Закончив эту книгу, я выглянула в окно, чтобы посмотреть на маленькую рощицу, которую высадила три года назад, когда только приступила к написанию «Верного садовника». Тем и другим — книгой и рощей — я решила почтить память дядюшки и всех прочих моих родственников-беженцев, как своего рода молитвой за тысячи тех, кому по воле судьбы, а не по собственному желанию приходится следовать неведомым и тяжким путем.

Чтобы дать жизнь этой молитве, я начала с того, что вскопала широкую грядку и полила ее водой. Потом обвела ее со всех сторон канавой и развела огонь, горевший в этот безветренный день абсолютно ровно[14]. А потом оставила землю под паром.

В последующие годы эта земля не раз, надо признаться, была полита слезами, так что можно считать, что ее крещение состоялось.

Потом я долго ждала, наблюдая за небольшим прямоугольником пустой земли. Найдет ли в самом сердце города хоть одно семечко дорогу к моему полю?

Соседи и просто прохожие спрашивали, кто это у меня во дворе бесчинствовал. Почему так пустынно? Ведь я, кажется, собиралась посадить здесь кентуккийскую фиалку? А не то бы просто построить на этом месте, скажем, большой гараж? Я молча стояла над моей спящей землей.

— Что это такое здесь будет?

— Частный лесопарк.

Пожав плечами, люди отправлялись дальше по своим делам.
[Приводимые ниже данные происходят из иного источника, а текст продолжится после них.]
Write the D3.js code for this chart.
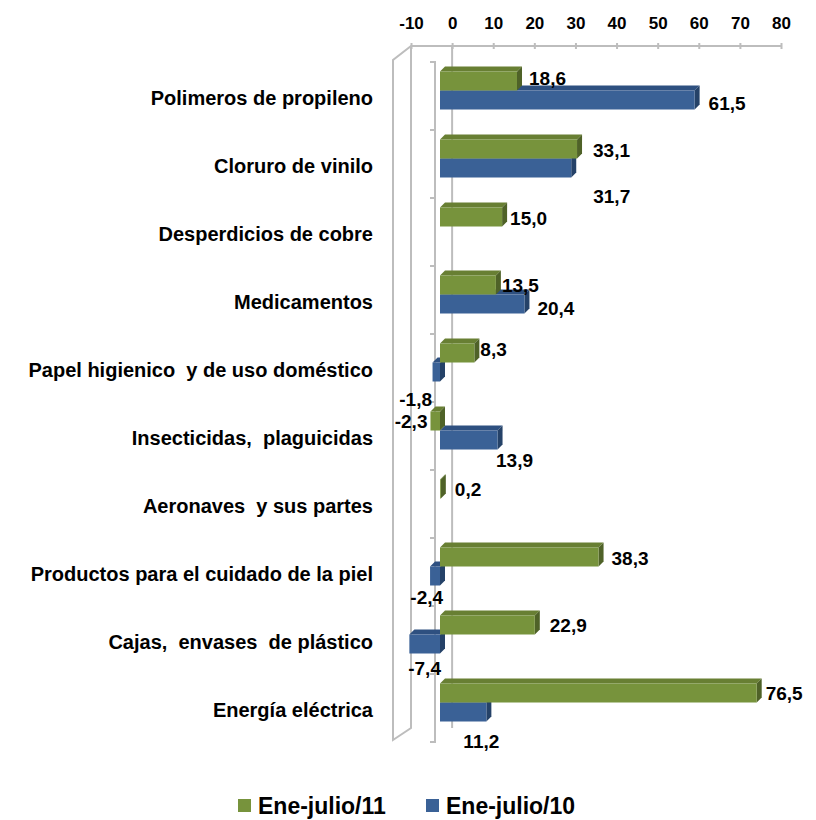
<!DOCTYPE html>
<html>
<head>
<meta charset="utf-8">
<script src="https://cdn.jsdelivr.net/npm/d3@7"></script>
<style>
  html, body { margin: 0; padding: 0; background: #ffffff; }
  svg { display: block; font-family: "Liberation Sans", Arial, sans-serif; font-weight: bold; }
</style>
</head>
<body>
<svg id="chart" width="816" height="820"></svg>
<script>
// ---- data ----
const categories = [
  "Polimeros de propileno",
  "Cloruro de vinilo",
  "Desperdicios de cobre",
  "Medicamentos",
  "Papel higienico  y de uso doméstico",
  "Insecticidas,  plaguicidas",
  "Aeronaves  y sus partes",
  "Productos para el cuidado de la piel",
  "Cajas,  envases  de plástico",
  "Energía eléctrica"
];
const seriesNames = ["Ene-julio/11", "Ene-julio/10"];
const values2011 = [18.6, 33.1, 15.0, 13.5, 8.3, -2.3, 0.2, 38.3, 22.9, 76.5];
const values2010 = [61.5, 31.7, null, 20.4, -1.8, 13.9, null, -2.4, -7.4, 11.2];
const tickValues = [-10, 0, 10, 20, 30, 40, 50, 60, 70, 80];

// ---- label nudges (style only) ----
const nudge2011 = [[3,-3],[7,1],[-1,1],[-3,0],[-3,-4],[0,0],[5,0],[4,1],[6,0],[0,0]];
const nudge2010 = [[5,3],[13,28],[0,0],[4,4],[2.5,27],[-10.5,20],[0,0],[16,21],[34.6,24],[-32,29]];

// ---- styles ----
const colors = {
  green: { front: "#77933C", top: "#687f33", side: "#4F6228" },
  blue:  { front: "#3A6196", top: "#2E5080", side: "#254268" }
};
const grid = "#BDBDBD";
const depth = 5;

const svg = d3.select("#chart");

// scales
const xBack = d3.scaleLinear().domain([-10, 80]).range([411, 781]);
const xFront = d3.scaleLinear().domain([0, 80]).range([440, 440 + 80 * 4.14]);
const y = d3.scaleBand().domain(categories).range([62, 742]).padding(0);
const barH = 19;

// left wall
const wall = svg.append("g").attr("fill", "none").attr("stroke", grid).attr("stroke-width", 2);
wall.append("path").attr("d", "M411,46 L393,60 L393,740 L411,728 Z");

// zero gridline on back wall
svg.append("line")
  .attr("x1", xBack(0)).attr("x2", xBack(0))
  .attr("y1", 46).attr("y2", 728)
  .attr("stroke", grid).attr("stroke-width", 2);

// top axis
const axis = svg.append("g").attr("transform", "translate(0,46)")
  .call(d3.axisTop(xBack).tickValues(tickValues).tickSize(3).tickPadding(14).tickFormat(d => String(d)));
axis.select(".domain").attr("stroke", grid).attr("stroke-width", 2).attr("d", `M${xBack(-10)},0H${xBack(80)}`);
axis.selectAll(".tick line").attr("stroke", grid).attr("stroke-width", 2).attr("y1", 3);
axis.selectAll(".tick text")
  .attr("fill", "#000").attr("font-size", 17).attr("font-weight", "bold")
  .attr("font-family", "'Liberation Sans', Arial, sans-serif");

// front vertical axis
svg.append("line")
  .attr("x1", 435).attr("x2", 435).attr("y1", 62).attr("y2", 742)
  .attr("stroke", grid).attr("stroke-width", 2);
const bounds = categories.map(c => y(c)).concat([y.range()[1]]);
svg.append("g").selectAll("line").data(bounds).join("line")
  .attr("x1", 430).attr("x2", 436)
  .attr("y1", d => d).attr("y2", d => d)
  .attr("stroke", grid).attr("stroke-width", 2);

// category labels
svg.append("g").selectAll("text").data(categories).join("text")
  .attr("x", 373)
  .attr("y", d => y(d) + y.bandwidth() / 2 + 2)
  .attr("dy", "0.35em")
  .attr("text-anchor", "end")
  .attr("font-size", 20)
  .attr("fill", "#000")
  .style("white-space", "pre")
  .text(d => d);

// bars
function drawBars(values, offset, col) {
  const g = svg.append("g");
  values.forEach((v, i) => {
    if (v === null) return;
    const x0 = Math.min(xFront(0), xFront(v));
    const x1 = Math.max(xFront(0), xFront(v));
    const y0 = y(categories[i]) + offset;
    const y1 = y0 + barH;
    g.append("path")
      .attr("d", `M${x0},${y0}L${x0 + depth},${y0 - depth}L${x1 + depth},${y0 - depth}L${x1},${y0}Z`)
      .attr("fill", col.top);
    g.append("path")
      .attr("d", `M${x1},${y0}L${x1 + depth},${y0 - depth}L${x1 + depth},${y1 - depth}L${x1},${y1}Z`)
      .attr("fill", col.side);
    g.append("rect")
      .attr("x", x0).attr("y", y0).attr("width", x1 - x0).attr("height", barH)
      .attr("fill", col.front);
  });
}
drawBars(values2010, 28.5, colors.blue);
drawBars(values2011, 9.5, colors.green);

// value labels
const fmt = v => v.toFixed(1).replace(".", ",");
function drawLabels(values, offset, nudges) {
  const g = svg.append("g").attr("font-size", 19).attr("fill", "#000");
  values.forEach((v, i) => {
    if (v === null) return;
    const cy = y(categories[i]) + offset + barH / 2;
    const pos = v >= 0;
    const x = pos ? xFront(v) + depth + 4 : xFront(v) - 3;
    g.append("text")
      .attr("x", x + nudges[i][0])
      .attr("y", cy + nudges[i][1])
      .attr("dy", "0.35em")
      .attr("text-anchor", pos ? "start" : "end")
      .text(fmt(v));
  });
}
drawLabels(values2010, 28.5, nudge2010);
drawLabels(values2011, 9.5, nudge2011);

// legend
const legend = svg.append("g").attr("font-size", 23).attr("fill", "#000");
const legendItems = [
  { name: seriesNames[0], color: colors.green.front, x: 238 },
  { name: seriesNames[1], color: colors.blue.front, x: 426 }
];
legendItems.forEach(it => {
  legend.append("rect").attr("x", it.x).attr("y", 799).attr("width", 13).attr("height", 13).attr("fill", it.color);
  legend.append("text").attr("x", it.x + 20).attr("y", 814).text(it.name);
});
</script>
</body>
</html>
Подошел взглянуть полицейский: он прослышал, что в его районе кто-то собирается устроить целый лес в палисаднике.

— На лес вообще-то мало похоже, — заметил он.

— Надо подождать.

— А если все это незаконно?

— Как видите, пока что это просто грядка на свежем воздухе[15].

— Ну-ну — только и сказал страж порядка.

А на второй год случилось чудо. На моем спящем поле начали появляться крохотные деревца — настолько крохотные, что меня так и подмывало сказать окрестным ребятишкам, будто в них живут эльфы. Там был малюсенький побег ели, кленчик с красными листиками и семь детенышей лавра, чья мама росла дальше по улице.
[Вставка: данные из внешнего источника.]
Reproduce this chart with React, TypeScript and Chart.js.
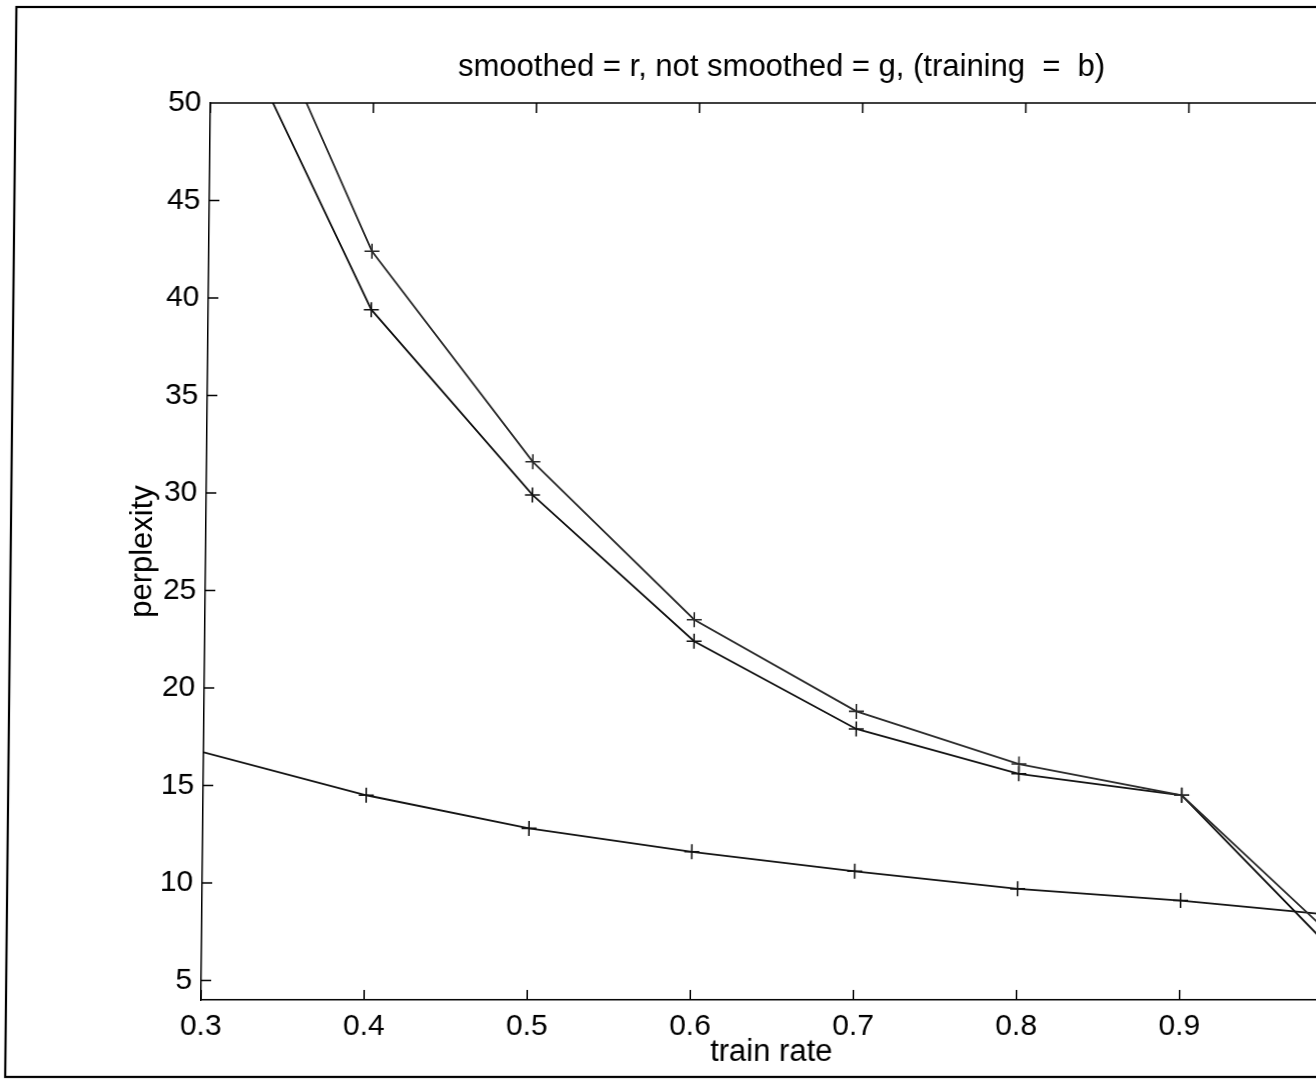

К концу третьего года у меня было уже два клена высотой по четыре фута каждый, пятнадцать лавров, два ясеня по пять футов, три каштана, успевших дважды зажечь свои золотистые свечки, и двадцать семь вязов.

Удивительно, но, казалось, сама земля вспомнила свои самые древние законы, потому что под деревцами начал расти плющ, и дикий виноград, и другие ползучие растения. Клевер покрыл делянку густым зеленым ковром. Воробьи, дятлы и прочие мелкие птицы натаскали сюда всевозможных семян. Тут и побеги лесной земляники, и дикий лук. Здесь и yerba buena, и мята, и yanica, и другие лекарственные травы, словно сама природа решила снабдить меня не только красивыми, но и целебными растениями.
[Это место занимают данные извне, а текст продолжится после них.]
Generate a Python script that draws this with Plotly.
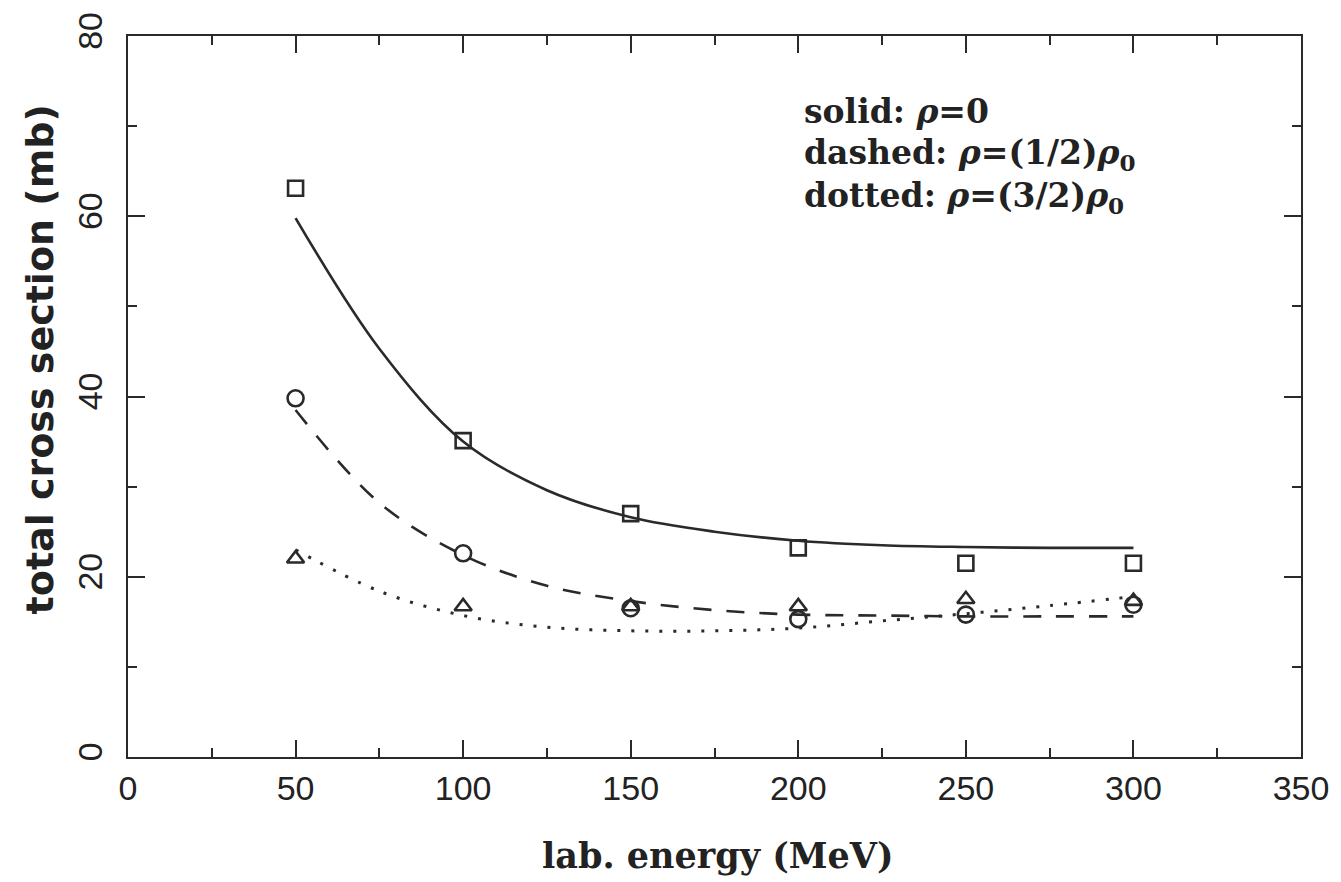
import plotly.graph_objects as go

# ---- data ----
energy_pts = [50, 100, 150, 200, 250, 300]
squares = [63.1, 35.1, 27.0, 23.2, 21.5, 21.5]
circles = [39.8, 22.6, 16.5, 15.3, 15.8, 16.9]
triangles = [22.0, 16.7, 16.7, 16.7, 17.5, 17.3]

energy_curve = [50, 75, 100, 125, 150, 175, 200, 225, 250, 275, 300]
solid_curve = [59.8, 45.3, 35.0, 29.6, 26.6, 25.0, 24.0, 23.5, 23.3, 23.2, 23.2]
dashed_curve = [38.5, 28.2, 22.4, 19.0, 17.3, 16.3, 15.8, 15.7, 15.6, 15.6, 15.6]
dotted_curve = [23.0, 18.4, 15.7, 14.4, 14.0, 14.0, 14.3, 15.1, 15.9, 16.8, 17.8]

x_ticks = [0, 50, 100, 150, 200, 250, 300, 350]
y_ticks = [0, 20, 40, 60, 80]

legend_lines = [
    "solid: <i>ρ</i>=0",
    "dashed: <i>ρ</i>=(1/2)<i>ρ</i><sub>0</sub>",
    "dotted: <i>ρ</i>=(3/2)<i>ρ</i><sub>0</sub>",
]

INK = "#222222"
LINE = "#2a2a2a"

# figure geometry (pixels)
L, R, T, B = 128, 39, 30, 125
W, H = 1341, 882
pw, ph = W - L - R, H - T - B


def px(xp):
    return (xp - L) / pw


def py(yp):
    return 1 - (yp - T) / ph


fig = go.Figure()
fig.add_trace(go.Scatter(x=energy_curve, y=solid_curve, mode="lines",
                         line=dict(color=LINE, width=2.6, shape="spline", smoothing=1.0)))
fig.add_trace(go.Scatter(x=energy_curve, y=dashed_curve, mode="lines",
                         line=dict(color=LINE, width=2.6, dash="18px,15px", shape="spline", smoothing=1.0)))
fig.add_trace(go.Scatter(x=energy_curve, y=dotted_curve, mode="lines",
                         line=dict(color=LINE, width=3, dash="3px,11px", shape="spline", smoothing=1.0)))

fig.add_trace(go.Scatter(x=energy_pts, y=squares, mode="markers",
                         marker=dict(symbol="square-open", size=15, color=LINE, line=dict(width=2.6))))
fig.add_trace(go.Scatter(x=energy_pts, y=circles, mode="markers",
                         marker=dict(symbol="circle-open", size=16, color=LINE, line=dict(width=2.6))))
fig.add_trace(go.Scatter(x=energy_pts, y=triangles, mode="markers",
                         marker=dict(symbol="triangle-up-open", size=15, color=LINE, line=dict(width=2.6))))

legend_bottoms = [128, 173, 217]
for t, yb in zip(legend_lines, legend_bottoms):
    fig.add_annotation(x=px(803), y=py(yb), xref="paper", yref="paper",
                       text=t, showarrow=False, xanchor="left", yanchor="bottom",
                       font=dict(family="DejaVu Serif", size=33, color=INK, weight="bold"))

axis_common = dict(showline=True, linecolor=LINE, linewidth=2.4, mirror="allticks",
                   ticks="inside", ticklen=17, tickwidth=2, tickcolor=LINE,
                   showgrid=False, zeroline=False,
                   tickfont=dict(family="Liberation Sans Narrow, Liberation Sans", size=34, color=INK))

fig.update_xaxes(range=[0, 350], tickvals=x_ticks,
                 minor=dict(dtick=25, ticklen=9, ticks="inside", tickwidth=2, tickcolor=LINE, showgrid=False),
                 **axis_common)
fig.update_yaxes(range=[0, 80], tickvals=y_ticks, tickangle=-90, ticklabelstandoff=10,
                 minor=dict(dtick=10, ticklen=9, ticks="inside", tickwidth=2, tickcolor=LINE, showgrid=False),
                 **axis_common)

fig.add_annotation(x=px(719), y=py(856), xref="paper", yref="paper",
                   text="lab. energy (MeV)", showarrow=False,
                   xanchor="center", yanchor="middle",
                   font=dict(family="DejaVu Serif", size=35, color=INK, weight="bold"))
fig.add_annotation(x=px(40), y=py(356), xref="paper", yref="paper",
                   text="total cross section (mb)", showarrow=False, textangle=-90,
                   xanchor="center", yanchor="middle",
                   font=dict(family="DejaVu Sans", size=38, color=INK, weight="bold"))

fig.update_layout(width=W, height=H, margin=dict(l=L, r=R, t=T, b=B),
                  paper_bgcolor="white", plot_bgcolor="white", showlegend=False)

fig.write_html("out.html")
На этом кусочке живой земли, некогда пустынном и унылом, поселились бабочки, летучие красотки в ярких нарядах, и цикады — не те утомленные городские жительницы, что едва могут выдавить из себя «тр-тр», а здоровые селянки, голосящие в четыре глотки, что колокольчики, свое «тртртртртртртр». Зимой для сада имеется хорошая защита от северных ветров — старый деревянный забор. А звезды небесные изливают свое серебристое сияние на еще один возрожденный закуток Эдемского сада.

Это чудо новой жизни, родившейся из спящей земли, — очень-очень старая история. В Древней Греции Персефону, юную богиню весны, похитили и без конца держали в плену под землей. В это время Деметра, ее мать-земля, так тосковала по своей утраченной дочери, что стала бесплодной, и тогда началась холодная и безжалостная зима. Когда же Персефону наконец освободили из царства мертвых, она вернулась к живым, и там, где ее босые ноги ступали по бесплодной земле, та вновь рождала цветы и зеленые побеги.

Устраивая этот маленький городской садик, я думала о своей приемной семье, об этих верных и преданных людях, которые вопреки судьбе стали для меня самыми близкими и родными. Каким образом могло так получиться, что несчастное дитя повстречало не менее несчастных, но не павших духом людей из совершенно другой страны, принадлежащих к совершенно другой культуре, остается непонятным. Я вижу в этом перст судьбы или, как у нас говорят, «Божье разумение и Божье произволение».

вернуться

14

Если вы никогда не разжигали такой огонь, будьте очень осторожны и делайте это лишь под присмотром того, у кого уже есть нужный опыт.

вернуться

15

Вообще в таких случаях, вероятно, стоит обратиться за разрешением на «самый маленький в мире национальный парк» к федеральным властям.